[start]
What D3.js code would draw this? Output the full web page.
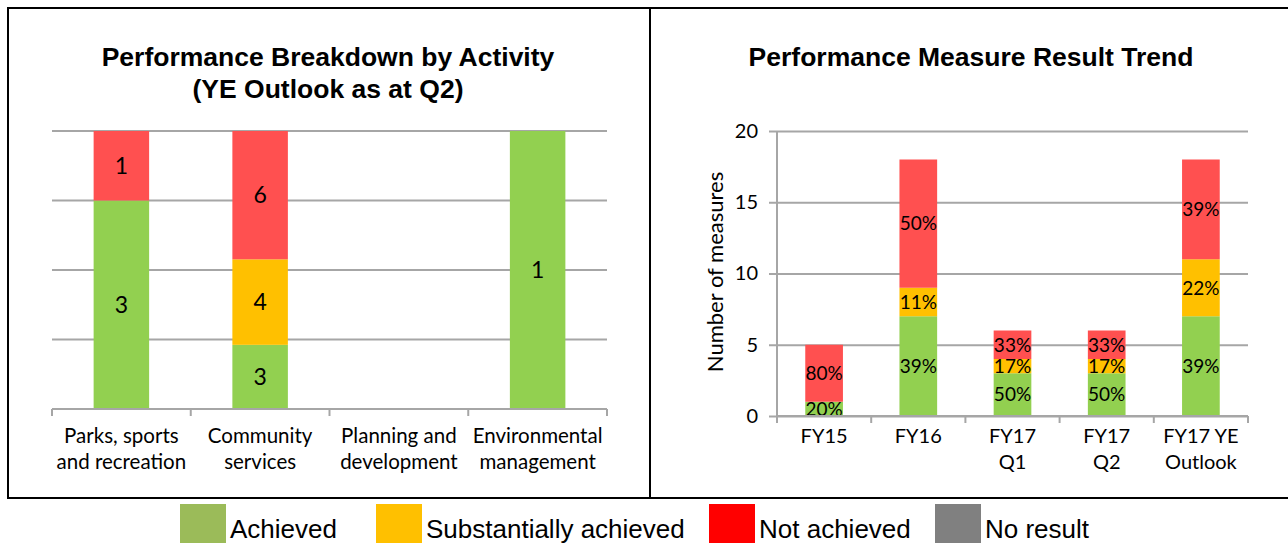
[end]
[start]
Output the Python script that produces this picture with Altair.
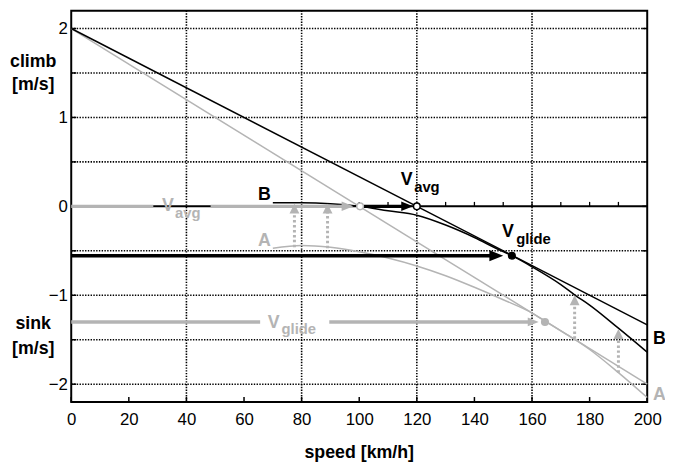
[end]
[start]
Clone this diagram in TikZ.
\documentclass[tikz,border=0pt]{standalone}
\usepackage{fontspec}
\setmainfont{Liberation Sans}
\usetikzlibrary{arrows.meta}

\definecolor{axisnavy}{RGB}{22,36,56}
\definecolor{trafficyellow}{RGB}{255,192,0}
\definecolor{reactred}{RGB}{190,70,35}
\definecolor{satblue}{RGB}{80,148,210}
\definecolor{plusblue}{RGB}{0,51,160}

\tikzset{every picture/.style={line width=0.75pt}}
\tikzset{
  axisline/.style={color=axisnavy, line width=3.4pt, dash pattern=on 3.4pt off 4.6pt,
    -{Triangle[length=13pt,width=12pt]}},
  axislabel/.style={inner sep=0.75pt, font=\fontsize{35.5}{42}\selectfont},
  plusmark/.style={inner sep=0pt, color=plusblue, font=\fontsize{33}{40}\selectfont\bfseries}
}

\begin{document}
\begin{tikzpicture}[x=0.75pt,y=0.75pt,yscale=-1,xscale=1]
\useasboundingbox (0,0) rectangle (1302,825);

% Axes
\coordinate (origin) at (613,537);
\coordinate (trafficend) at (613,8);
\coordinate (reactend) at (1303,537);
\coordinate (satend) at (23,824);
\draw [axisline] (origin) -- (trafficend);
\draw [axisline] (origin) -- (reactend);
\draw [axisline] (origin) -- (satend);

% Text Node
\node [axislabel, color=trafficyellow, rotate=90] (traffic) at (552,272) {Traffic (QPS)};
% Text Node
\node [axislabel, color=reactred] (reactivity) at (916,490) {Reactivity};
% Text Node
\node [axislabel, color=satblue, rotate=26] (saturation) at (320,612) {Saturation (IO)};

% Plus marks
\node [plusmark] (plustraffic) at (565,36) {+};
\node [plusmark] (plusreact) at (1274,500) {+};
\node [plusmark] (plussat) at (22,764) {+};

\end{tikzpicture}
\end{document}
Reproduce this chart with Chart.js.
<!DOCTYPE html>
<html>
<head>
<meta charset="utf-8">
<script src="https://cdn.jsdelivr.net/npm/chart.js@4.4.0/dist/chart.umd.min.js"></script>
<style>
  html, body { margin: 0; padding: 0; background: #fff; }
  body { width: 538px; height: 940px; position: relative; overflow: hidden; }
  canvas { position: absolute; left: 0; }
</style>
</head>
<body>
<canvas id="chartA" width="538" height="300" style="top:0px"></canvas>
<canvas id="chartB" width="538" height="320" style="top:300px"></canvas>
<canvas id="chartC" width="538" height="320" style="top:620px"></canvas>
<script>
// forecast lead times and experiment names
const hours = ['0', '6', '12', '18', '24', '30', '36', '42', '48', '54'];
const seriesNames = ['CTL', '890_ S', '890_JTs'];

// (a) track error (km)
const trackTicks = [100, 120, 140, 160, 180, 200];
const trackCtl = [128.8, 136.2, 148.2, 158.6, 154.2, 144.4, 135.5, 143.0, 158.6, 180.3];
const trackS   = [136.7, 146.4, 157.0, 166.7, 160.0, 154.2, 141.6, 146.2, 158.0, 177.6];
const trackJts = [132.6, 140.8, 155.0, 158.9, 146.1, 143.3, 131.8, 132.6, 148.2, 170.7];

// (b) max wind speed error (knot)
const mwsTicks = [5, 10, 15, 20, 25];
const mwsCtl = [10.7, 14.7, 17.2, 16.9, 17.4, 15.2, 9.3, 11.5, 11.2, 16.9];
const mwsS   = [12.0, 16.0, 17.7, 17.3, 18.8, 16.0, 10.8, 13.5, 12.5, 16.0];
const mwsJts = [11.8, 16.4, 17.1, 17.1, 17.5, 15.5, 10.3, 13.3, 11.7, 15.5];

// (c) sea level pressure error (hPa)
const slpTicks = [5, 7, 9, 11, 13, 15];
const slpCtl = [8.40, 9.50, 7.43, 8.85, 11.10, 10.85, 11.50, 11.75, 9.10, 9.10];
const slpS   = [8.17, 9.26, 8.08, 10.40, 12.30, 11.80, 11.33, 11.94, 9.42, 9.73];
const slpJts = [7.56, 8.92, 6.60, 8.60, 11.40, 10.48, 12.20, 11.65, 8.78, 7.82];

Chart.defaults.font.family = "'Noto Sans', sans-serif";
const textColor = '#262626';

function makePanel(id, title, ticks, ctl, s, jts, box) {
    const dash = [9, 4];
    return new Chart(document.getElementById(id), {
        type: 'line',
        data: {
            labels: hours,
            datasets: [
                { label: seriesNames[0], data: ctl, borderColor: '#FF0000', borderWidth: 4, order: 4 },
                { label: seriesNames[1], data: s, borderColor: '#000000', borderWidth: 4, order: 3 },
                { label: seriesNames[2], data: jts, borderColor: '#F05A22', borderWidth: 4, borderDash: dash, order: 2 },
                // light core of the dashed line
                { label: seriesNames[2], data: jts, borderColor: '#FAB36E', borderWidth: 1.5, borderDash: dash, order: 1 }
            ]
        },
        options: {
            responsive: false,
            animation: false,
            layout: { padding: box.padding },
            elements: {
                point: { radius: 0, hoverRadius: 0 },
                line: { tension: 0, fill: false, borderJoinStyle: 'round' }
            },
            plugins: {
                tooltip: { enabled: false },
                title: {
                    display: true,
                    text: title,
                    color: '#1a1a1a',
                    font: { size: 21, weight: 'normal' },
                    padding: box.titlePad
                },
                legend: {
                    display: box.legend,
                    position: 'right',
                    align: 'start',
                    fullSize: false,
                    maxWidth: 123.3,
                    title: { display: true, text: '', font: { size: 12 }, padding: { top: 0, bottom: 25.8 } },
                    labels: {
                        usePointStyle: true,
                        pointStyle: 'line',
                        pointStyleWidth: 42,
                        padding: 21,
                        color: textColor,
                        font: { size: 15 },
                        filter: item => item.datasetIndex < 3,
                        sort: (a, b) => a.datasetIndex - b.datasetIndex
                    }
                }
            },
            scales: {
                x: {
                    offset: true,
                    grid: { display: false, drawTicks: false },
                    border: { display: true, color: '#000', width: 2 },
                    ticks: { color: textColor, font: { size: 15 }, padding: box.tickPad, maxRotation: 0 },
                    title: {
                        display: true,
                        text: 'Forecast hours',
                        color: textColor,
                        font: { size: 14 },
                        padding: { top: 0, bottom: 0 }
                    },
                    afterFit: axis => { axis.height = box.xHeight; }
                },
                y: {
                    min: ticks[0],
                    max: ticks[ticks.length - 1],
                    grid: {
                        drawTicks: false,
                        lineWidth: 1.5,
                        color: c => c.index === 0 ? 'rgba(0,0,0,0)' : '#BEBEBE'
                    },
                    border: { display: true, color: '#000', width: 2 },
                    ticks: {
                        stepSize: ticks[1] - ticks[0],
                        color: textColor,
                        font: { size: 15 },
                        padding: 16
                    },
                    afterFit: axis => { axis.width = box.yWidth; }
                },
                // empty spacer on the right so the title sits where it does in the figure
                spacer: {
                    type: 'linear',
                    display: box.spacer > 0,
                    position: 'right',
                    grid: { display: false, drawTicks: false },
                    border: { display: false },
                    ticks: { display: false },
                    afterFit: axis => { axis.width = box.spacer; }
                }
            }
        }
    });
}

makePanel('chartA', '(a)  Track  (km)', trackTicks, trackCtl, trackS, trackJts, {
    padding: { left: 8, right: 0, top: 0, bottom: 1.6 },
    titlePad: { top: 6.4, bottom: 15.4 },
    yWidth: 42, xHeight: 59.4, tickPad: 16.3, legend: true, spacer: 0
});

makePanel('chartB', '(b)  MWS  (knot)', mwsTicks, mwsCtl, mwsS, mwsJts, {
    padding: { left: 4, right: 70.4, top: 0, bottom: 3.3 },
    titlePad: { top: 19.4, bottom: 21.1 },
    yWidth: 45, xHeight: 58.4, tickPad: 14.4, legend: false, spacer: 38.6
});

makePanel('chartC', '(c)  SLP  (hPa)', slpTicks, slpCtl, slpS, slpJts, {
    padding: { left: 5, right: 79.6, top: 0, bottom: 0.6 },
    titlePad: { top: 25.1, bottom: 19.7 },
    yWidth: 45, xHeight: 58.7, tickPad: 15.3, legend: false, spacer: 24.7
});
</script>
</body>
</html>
[end]
Reply with the number of lines in the material above that contain "Output", and nothing more.

2